A dynamic duo of funds at the top of the class.

David Taylor runs Dynamic Canadian Value Class and Dynamic Value Fund of Canada, which respectively, posted annualized returns of 7.7 per cent and 7.5 per cent. These funds, which are 80-per-cent invested in the same stocks, were among four that beat the index's 6-per-cent gain.

He attributes his success to his use of cash, big sector bets and being contrarian by buying cheap stocks with potential catalysts. "If you want to be No. 1, you can't build a portfolio that looks like everybody else," said the manager with Goodman & Co. Investment Counsel Ltd.

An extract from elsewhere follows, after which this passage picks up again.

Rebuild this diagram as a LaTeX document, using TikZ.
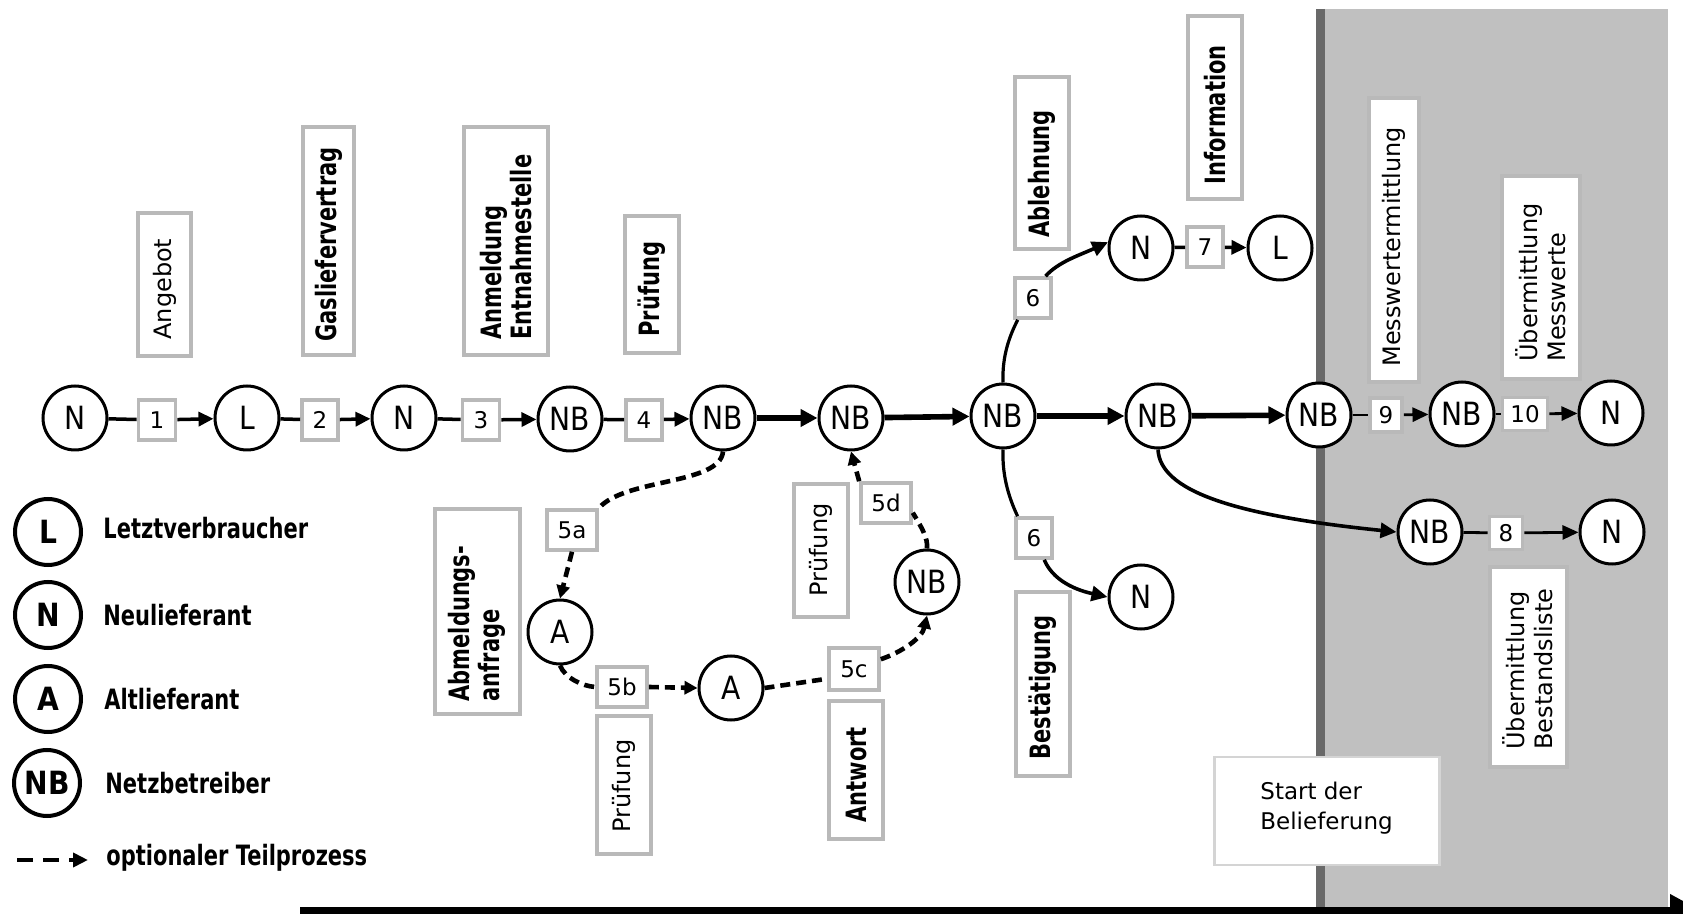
\documentclass[tikz,border=0pt]{standalone}
\usepackage{fontspec}
\setmainfont{DejaVu Sans}
\newfontfamily\cfont[FakeStretch=0.88]{DejaVu Sans}
\newfontfamily\bfont[FakeStretch=0.75]{DejaVu Sans}
\usetikzlibrary{arrows.meta,calc}
\definecolor{boxgray}{RGB}{185,185,185}
\definecolor{lightboxgray}{RGB}{212,212,212}
\definecolor{regiongray}{RGB}{192,192,192}
\definecolor{linegray}{RGB}{105,105,105}
\begin{document}
\begin{tikzpicture}[x=0.5pt,y=-0.5pt,
  circ/.style={circle,draw,line width=1.5pt,fill=white,minimum size=32pt,inner sep=0pt,font=\cfont\fontsize{16}{18}\selectfont},
  legc/.style={circ,line width=2pt,minimum size=33pt,font=\cfont\bfseries\fontsize{16}{18}\selectfont},
  numbox/.style={draw=boxgray,line width=1.8pt,fill=white,inner sep=0pt,font=\fontsize{11.5}{13}\selectfont},
  lblbox/.style={draw=boxgray,line width=2pt,fill=white,inner sep=0pt},
  rtext/.style={rotate=90,anchor=west,inner sep=0pt,align=left,font=\fontsize{12}{14}\selectfont},
  rbold/.style={rotate=90,anchor=west,inner sep=0pt,align=left,font=\bfont\bfseries\fontsize{14}{15}\selectfont},
  legtext/.style={anchor=west,inner sep=0pt,font=\bfont\bfseries\fontsize{14}{16}\selectfont},
  link/.style={line width=1.75pt},
  flow/.style={line width=1.75pt,-{Triangle[length=7.5pt,width=7pt]}},
  heavy/.style={line width=2.8pt,-{Triangle[length=8.5pt,width=8.5pt]}},
  thinlink/.style={line width=1.4pt},
  thinflow/.style={line width=1.4pt,-{Triangle[length=8pt,width=7pt]}},
  curvelink/.style={line width=1.6pt},
  curveflow/.style={line width=1.8pt,-{Triangle[length=8pt,width=7.5pt]}},
  opt/.style={line width=2.3pt,dash pattern=on 5pt off 3pt},
  optflow/.style={opt,-{Triangle[length=6.5pt,width=6.5pt]}},
]
\useasboundingbox (0,0) rectangle (1683,914);

% background region and time axis
\fill[regiongray] (1320,9) rectangle (1668,914);
\coordinate (vl0) at (1320,9);
\coordinate (vl1) at (1320,914);
\draw[linegray,line width=4.5pt] (vl0) -- (vl1);
\coordinate (ax0) at (300,910);
\coordinate (ax1) at (1700,910);
\draw[line width=3.5pt,-{Triangle[length=15pt,width=15pt]}] (ax0) -- (ax1);

% label boxes
\node[lblbox,minimum width=26.5pt,minimum height=71.5pt] (bAng) at (164.5,284.5) {};
\node[rtext] (tAng) at (164.5,340) {Angebot};
\node[lblbox,minimum width=25.5pt,minimum height=114pt] (bGas) at (328.5,241) {};
\node[rbold] (tGas) at (328.5,342) {Gasliefervertrag};
\node[lblbox,minimum width=42pt,minimum height=114pt] (bAnm) at (506,241) {};
\node[rbold] (tAnm) at (506,340) {Anmeldung\\Entnahmestelle};
\node[lblbox,minimum width=27pt,minimum height=68.5pt] (bPr4) at (652,285) {};
\node[rbold] (tPr4) at (652,337) {Prüfung};
\node[lblbox,minimum width=27pt,minimum height=86pt] (bAbl) at (1042,163) {};
\node[rbold] (tAbl) at (1042,238) {Ablehnung};
\node[lblbox,minimum width=27pt,minimum height=91.5pt] (bInf) at (1215,108) {};
\node[rbold] (tInf) at (1215,185) {Information};
\node[lblbox,minimum width=25pt,minimum height=142pt] (bMes) at (1394,240) {};
\node[rtext] (tMes) at (1394,367) {Messwertermittlung};
\node[lblbox,minimum width=39pt,minimum height=101.5pt] (bUeM) at (1541,278) {};
\node[rtext] (tUeM) at (1541,362) {Übermittlung\\Messwerte};
\node[lblbox,minimum width=27pt,minimum height=91.5pt] (bBes) at (1043,684) {};
\node[rbold] (tBes) at (1043,760) {Bestätigung};
\node[lblbox,minimum width=38.5pt,minimum height=100pt] (bUeB) at (1528,667) {};
\node[rtext] (tUeB) at (1528,750) {Übermittlung\\Bestandsliste};
\node[lblbox,minimum width=42.5pt,minimum height=102.5pt] (bAbm) at (477,612) {};
\node[rbold] (tAbm) at (477,702) {Abmeldungs-\\anfrage};
\node[lblbox,minimum width=27pt,minimum height=68.5pt] (bPr5b) at (624,785) {};
\node[rtext] (tPr5b) at (624,833) {Prüfung};
\node[lblbox,minimum width=27pt,minimum height=69pt] (bAnt) at (856,770) {};
\node[rbold] (tAnt) at (856,823) {Antwort};
\node[lblbox,minimum width=27pt,minimum height=66.5pt] (bPr5d) at (821,551) {};
\node[rtext] (tPr5d) at (821,597) {Prüfung};
\node[lblbox,draw=lightboxgray,line width=1.4pt,minimum width=112.5pt,minimum height=54pt] (bStart) at (1327,811) {};
\node[anchor=west,inner sep=0pt,align=left,font=\fontsize{11.5}{15}\selectfont] (tStart) at (1260,808) {Start der\\Belieferung};

% main row circles
\node[circ] (n1) at (75,418) {N};
\node[circ] (n2) at (247,418) {L};
\node[circ] (n3) at (404,418) {N};
\node[circ] (n4) at (570,419) {NB};
\node[circ] (n5) at (723,418) {NB};
\node[circ] (n6) at (851,418) {NB};
\node[circ] (n7) at (1003,416) {NB};
\node[circ] (n8) at (1158,416) {NB};
\node[circ] (n9) at (1319,415) {NB};
\node[circ] (n10) at (1462,414) {NB};
\node[circ] (n11) at (1611,413) {N};
\node[circ] (nu) at (1141,248) {N};
\node[circ] (lu) at (1280,248) {L};
\node[circ] (nl) at (1141,597) {N};
\node[circ] (nr) at (1430,532) {NB};
\node[circ] (nrN) at (1612,532) {N};
\node[circ] (a1) at (560,632) {A};
\node[circ] (a2) at (731,688) {A};
\node[circ] (nb3) at (927,582) {NB};

% number boxes
\node[numbox,minimum width=18.5pt,minimum height=20pt] (b1) at (157,420) {1};
\node[numbox,minimum width=18pt,minimum height=20pt] (b2) at (320,420) {2};
\node[numbox,minimum width=18.5pt,minimum height=20pt] (b3) at (481,420) {3};
\node[numbox,minimum width=18pt,minimum height=20pt] (b4) at (644,420) {4};
\node[numbox,minimum width=25pt,minimum height=20pt] (b5a) at (572,530) {5a};
\node[numbox,minimum width=25pt,minimum height=20pt] (b5b) at (622,687) {5b};
\node[numbox,minimum width=25pt,minimum height=21pt] (b5c) at (854,669) {5c};
\node[numbox,minimum width=25pt,minimum height=20pt] (b5d) at (886,503) {5d};
\node[numbox,minimum width=18pt,minimum height=20pt] (b6a) at (1033,298) {6};
\node[numbox,minimum width=18pt,minimum height=20pt] (b6b) at (1034,538) {6};
\node[numbox,minimum width=18pt,minimum height=20pt] (b7) at (1205,247) {7};
\node[numbox,minimum width=16.5pt,minimum height=16.5pt] (b8) at (1506,533) {8};
\node[numbox,minimum width=16pt,minimum height=17pt] (b9) at (1386,415) {9};
\node[numbox,minimum width=22.5pt,minimum height=16.5pt] (b10) at (1525,414) {10};

% main row connectors
\draw[link] (n1) -- (b1);
\draw[flow] (b1) -- (n2);
\draw[link] (n2) -- (b2);
\draw[flow] (b2) -- (n3);
\draw[link] (n3) -- (b3);
\draw[flow] (b3) -- (n4);
\draw[link] (n4) -- (b4);
\draw[flow] (b4) -- (n5);
\draw[heavy] (n5) -- (n6);
\draw[heavy] (n6) -- (n7);
\draw[heavy] (n7) -- (n8);
\draw[heavy] (n8) -- (n9);
\draw[thinlink] (n9) -- (b9);
\draw[thinflow] (b9) -- (n10);
\draw[thinlink] (n10) -- (b10);
\draw[thinflow] (b10) -- (n11);
\draw[link] (nu) -- (b7);
\draw[flow] (b7) -- (lu);
\draw[thinlink] (nr) -- (b8);
\draw[thinflow] (b8) -- (nrN);

% branches
\draw[curvelink] (n7.north) .. controls (1002,355) and (1010,335) .. (b6a.235);
\draw[curveflow] (b6a.60) .. controls (1058,262) and (1080,255) .. (nu.170);
\draw[curvelink] (n7.south) .. controls (1002,478) and (1010,500) .. (b6b.127);
\draw[curveflow] (b6b.-65) .. controls (1055,585) and (1085,592) .. (nl.west);
\draw[curveflow] (n8.south) .. controls (1160,490) and (1230,515) .. (nr.west);

% optional sub-process
\draw[opt] (n5.south) .. controls (720,485) and (625,478) .. (b5a.north east);
\draw[optflow] (b5a.south) -- (a1.north);
\draw[opt] (a1.south) .. controls (565,678) and (582,686) .. (b5b.west);
\draw[optflow] (b5b.east) -- (a2.west);
\draw[opt] (a2.east) -- (b5c.200);
\draw[optflow] (b5c.20) .. controls (902,652) and (922,638) .. (nb3.south);
\draw[opt] (nb3.north) .. controls (928,538) and (922,528) .. (b5d.-20);
\draw[optflow] (b5d.north west) -- (n6.south);

% legend
\node[legc] (lgL) at (48,532) {L};
\node[legtext] (ltL) at (103,528) {Letztverbraucher};
\node[legc] (lgN) at (48,615) {N};
\node[legtext] (ltN) at (103,615) {Neulieferant};
\node[legc] (lgA) at (48,699) {A};
\node[legtext] (ltA) at (104,699) {Altlieferant};
\node[legc] (lgNB) at (47,783) {NB};
\node[legtext] (ltNB) at (105,783) {Netzbetreiber};
\coordinate (lgs) at (17,860);
\coordinate (lge) at (88,860);
\draw[line width=2pt,dash pattern=on 8pt off 5pt,-{Triangle[length=7.5pt,width=7pt]}] (lgs) -- (lge);
\node[legtext] (ltO) at (106,858) {optionaler Teilprozess};
\end{tikzpicture}
\end{document}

By the time the stock market crashed in late 2008, he had already boosted cash to 20 per cent. That helped cushion the blow. But his funds benefited from the strong rebound because he had put all his cash to work as the market was bottoming in March, 2009.

Still, Mr. Taylor's best move came when he slashed his energy weighting that year to 11 per cent versus 30 per cent for the index. It was a contrarian move as oil was then trading at $145 (U.S.) a barrel, and some analysts predicted the commodity would keep soaring to $200. Instead, he bought "very cheap" gold stocks when that metal was trading around $500 an ounce compared with $1,500 today.

He bought names such as Osisko Mining, Eldorado Gold, Tahoe Resources and also Andean Resources, which has been taken over by Goldcorp. "I bought gold and silver [stocks]when everybody was madly in love with and only cared about oil," he recalled.

While his foreign content has fluctuated between 15 and 35 per cent, most of his funds' gains over five years ironically have come from Canadian stocks. "But my foreign content has gone up to 25 per cent now because I have sold into this resource rally," he said.

So what's he buying now? U.S. names such as Consol Energy, Arch Coal and Bank of America, Mr. Taylor said.